And we simply remove that and then we can
call remount on the root file system and
then we put back in the flag. So we kind
of bypass the hardcoded check. For
disabling code signing and disabling
sandbox there are several approaches.
In the kernel there's a trust cache so
usually amfi handles the code signing.
The demon in userspace handles the code
signing requests. But the demon itself
also needs to be code-signed. So you have
the chicken and egg problem. That's why in
the kernel there is a list of hashes of
binaries which are allowed to execute. And
this thing is actually writable because
when you mount the developer disk image it
actually adds some debugging things to it
so you can simply inject your own hash
into the trust cache making the binary
trusted. Another approach taken by
jailbreakd and the latest electro
jailbreak is to have a process, in this
case jailbreakd, which would patch the
processes on creation, so when you spawn a
process that thing would immediately stop
the process, go into the kernel, look up
the structure and remove the flags
saying "kill this process when the cold
signature becomes involved" and it will
invalid. And it would also add the
get-task-low entitlements. And then after
it's done that it would resume the process
and then the process won't get killed any
more because it's kind of already trusted.
And the third approach taken or demoed by
bazad was to take over amfid and userspace
completely.
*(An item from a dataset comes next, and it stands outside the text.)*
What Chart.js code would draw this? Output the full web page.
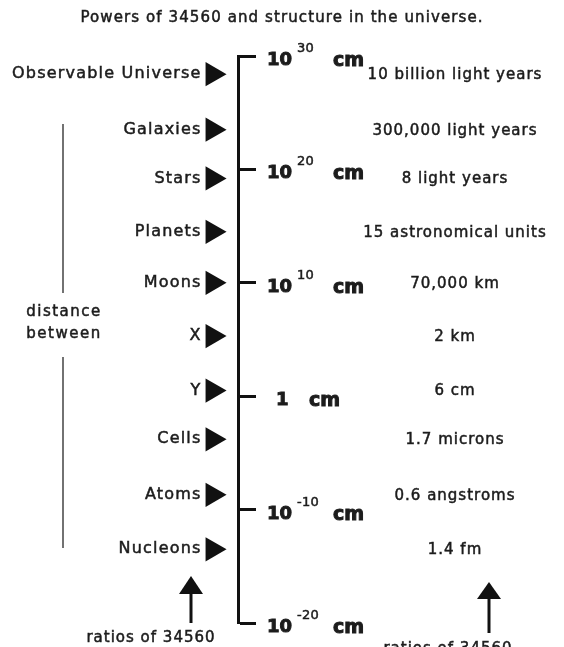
<!DOCTYPE html>
<html>
<head>
<meta charset="utf-8">
<title>Powers of 34560</title>
<script src="https://cdn.jsdelivr.net/npm/chart.js@4.4.1/dist/chart.umd.min.js"></script>
<style>
  html, body { margin: 0; padding: 0; background: #fff; }
  #powersChart { display: block; }
</style>
</head>
<body>
<canvas id="powersChart" width="564" height="647"></canvas>
<script>
const titleText = "Powers of 34560 and structure in the universe.";

// structures, biggest first
const structures = ["Observable Universe", "Galaxies", "Stars", "Planets", "Moons", "X", "Y", "Cells", "Atoms", "Nucleons"];
// log10 of the size in cm
const logSizes = [28.4, 23.5, 19.2, 14.5, 10.0, 5.3, 0.5, -3.8, -8.7, -13.5];
// distance between neighbours
const distances = ["10 billion light years", "300,000 light years", "8 light years", "15 astronomical units",
  "70,000 km", "2 km", "6 cm", "1.7 microns", "0.6 angstroms", "1.4 fm"];

// axis ticks: base^exp cm
const tickValues = [30, 20, 10, 0, -10, -20];
const tickBases = ["10", "10", "10", "1", "10", "10"];
const tickExps = ["30", "20", "10", "", "-10", "-20"];

const sideNote = ["distance", "between"];
const ratioNote = "ratios of 34560";

const INK = "#1c1c1c";
const FONT = "'DejaVu Sans', sans-serif";

// small helper for canvas text (thin stroke makes it look like the scanned print)
function txt(c, s, x, y, size, opts = {}) {
  c.save();
  c.font = `${opts.bold ? "bold " : ""}${size}px ${FONT}`;
  c.letterSpacing = (opts.spacing ?? 1) + "px";
  c.fillStyle = opts.color || INK;
  c.strokeStyle = opts.color || INK;
  c.lineWidth = opts.heavy ?? 0.5;
  c.textAlign = opts.align || "left";
  c.textBaseline = opts.baseline || "middle";
  c.fillText(s, x, y);
  if (c.lineWidth > 0) c.strokeText(s, x, y);
  c.restore();
}

// up arrow: head tip at top, shaft down to bottom
function upArrow(c, x, top, headBase, bottom) {
  c.save();
  c.strokeStyle = "#111";
  c.fillStyle = "#111";
  c.lineWidth = 3;
  c.beginPath();
  c.moveTo(x, headBase - 2);
  c.lineTo(x, bottom);
  c.stroke();
  c.beginPath();
  c.moveTo(x, top);
  c.lineTo(x + 12, headBase);
  c.lineTo(x - 12, headBase);
  c.closePath();
  c.fill();
  c.restore();
}

const labelsPlugin = {
  id: "labels",
  afterDraw(chart) {
    const c = chart.ctx;
    const yScale = chart.scales.y;
    const pts = chart.getDatasetMeta(0).data;

    txt(c, titleText, 282, 18, 15, { align: "center", spacing: 1.1 });

    pts.forEach((p, i) => {
      txt(c, structures[i], p.x - 11, p.y, 16, { align: "right", spacing: 1.2 });
      txt(c, distances[i], 455, p.y + 1, 15, { align: "center", spacing: 1 });
    });

    tickValues.forEach((v, i) => {
      const py = yScale.getPixelForValue(v);
      if (tickExps[i]) {
        txt(c, tickBases[i], 267, py + 9, 18, { bold: true, baseline: "alphabetic", spacing: 0, heavy: 0 });
        txt(c, tickExps[i], 297, py - 4, 13, { baseline: "alphabetic", spacing: 0.3 });
        txt(c, "cm", 333, py + 10, 19, { bold: true, baseline: "alphabetic", spacing: 0, heavy: 0 });
      } else {
        txt(c, tickBases[i], 276, py + 9, 18, { bold: true, baseline: "alphabetic", spacing: 0, heavy: 0 });
        txt(c, "cm", 309, py + 10, 19, { bold: true, baseline: "alphabetic", spacing: 0, heavy: 0 });
      }
    });

    // "distance between" with the two bracket lines
    c.save();
    c.strokeStyle = "#444";
    c.lineWidth = 1.5;
    c.beginPath();
    c.moveTo(63, 124); c.lineTo(63, 293);
    c.moveTo(63, 357); c.lineTo(63, 548);
    c.stroke();
    c.restore();
    txt(c, sideNote[0], 64, 312, 15, { align: "center", spacing: 1.5 });
    txt(c, sideNote[1], 64, 334, 15, { align: "center", spacing: 1.5 });

    upArrow(c, 191, 576, 594, 623);
    upArrow(c, 489, 582, 599, 633);
    txt(c, ratioNote, 151, 638, 15, { align: "center", spacing: 1 });
    txt(c, ratioNote, 448, 649, 15, { align: "center", spacing: 1 });
  }
};

const ctx = document.getElementById("powersChart").getContext("2d");

new Chart(ctx, {
  type: "scatter",
  data: {
    datasets: [
      {
        data: logSizes.map((v) => ({ x: 0, y: v })),
        pointStyle: "triangle",
        pointRotation: 90,
        pointRadius: 14,
        pointBackgroundColor: "#111",
        pointBorderColor: "#111",
        pointBorderWidth: 0,
      },
    ],
  },
  options: {
    responsive: false,
    animation: false,
    devicePixelRatio: 1,
    layout: { padding: { top: 56, bottom: 24, left: 0, right: 0 } },
    plugins: {
      legend: { display: false },
      tooltip: { enabled: false },
    },
    scales: {
      x: { display: false, min: -7.8, max: 1 },
      y: {
        position: "right",
        min: -20,
        max: 30,
        ticks: { display: false, stepSize: 10 },
        grid: { drawOnChartArea: false, tickLength: 18, tickWidth: 3, tickColor: "#111" },
        border: { color: "#111", width: 3 },
        afterFit: (s) => { s.width = 326; },
      },
    },
  },
  plugins: [labelsPlugin],
});
</script>
</body>
</html>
So if you can get a Mac port
to launchd or to amfid you can impersonate
that and whenever the kernel asks and
feels that it's trusted you would reply
"Okay yeah that's trusted that's fine
you can run it" so that way you don't need
to go for the kernel at all. So future
jailbreaks. Kernel patches are not really
possible anymore and they're not even
required. Because we can still patch the
kernel data or not go for the kernel at
all. But we're still not done yet, we
still didn't go for Post-Apocalyptic
or short PAC. Well actually
PAC stands for pointer authentication
codes but you get the joke.
So pointer authentication codes were
introduced with the iPhone Xs and if we
quote Qualcomm "This is a stronger version
off stack protection". And pointer
authentication codes are similar to
message authentication codes but for
pointers, if you are familiar with that.
And the idea of that is to protect data in
memory in relation to context with a
secret key. So the data in memory could be
the return value and the context could be
the stack pointer or data in memory could
be a function pointer and the context
could be a vtable. So if we take a look
how PAC is implemented. So at the left you
can see function entry and like function
prologue and function epilogue without PAC
and with PAC the only thing that would be
changed is when you enter a function
before actually doing anything inside it,
you would normally store the return value
on the stack but when doing that you would
first authenticate the pointer with the
context and then kinda create the
signature and store it inside the pointer
and then put it on the stack. And then
when you leave the function you would just
take back the pointer, again calculate the
signature and see if these both signatures
matches and if they do then just return
and if the signature's invalid you would
just throw a hardware fault. So this is
how it looks like for 64-bit pointers. You
don't really use all of the available bits.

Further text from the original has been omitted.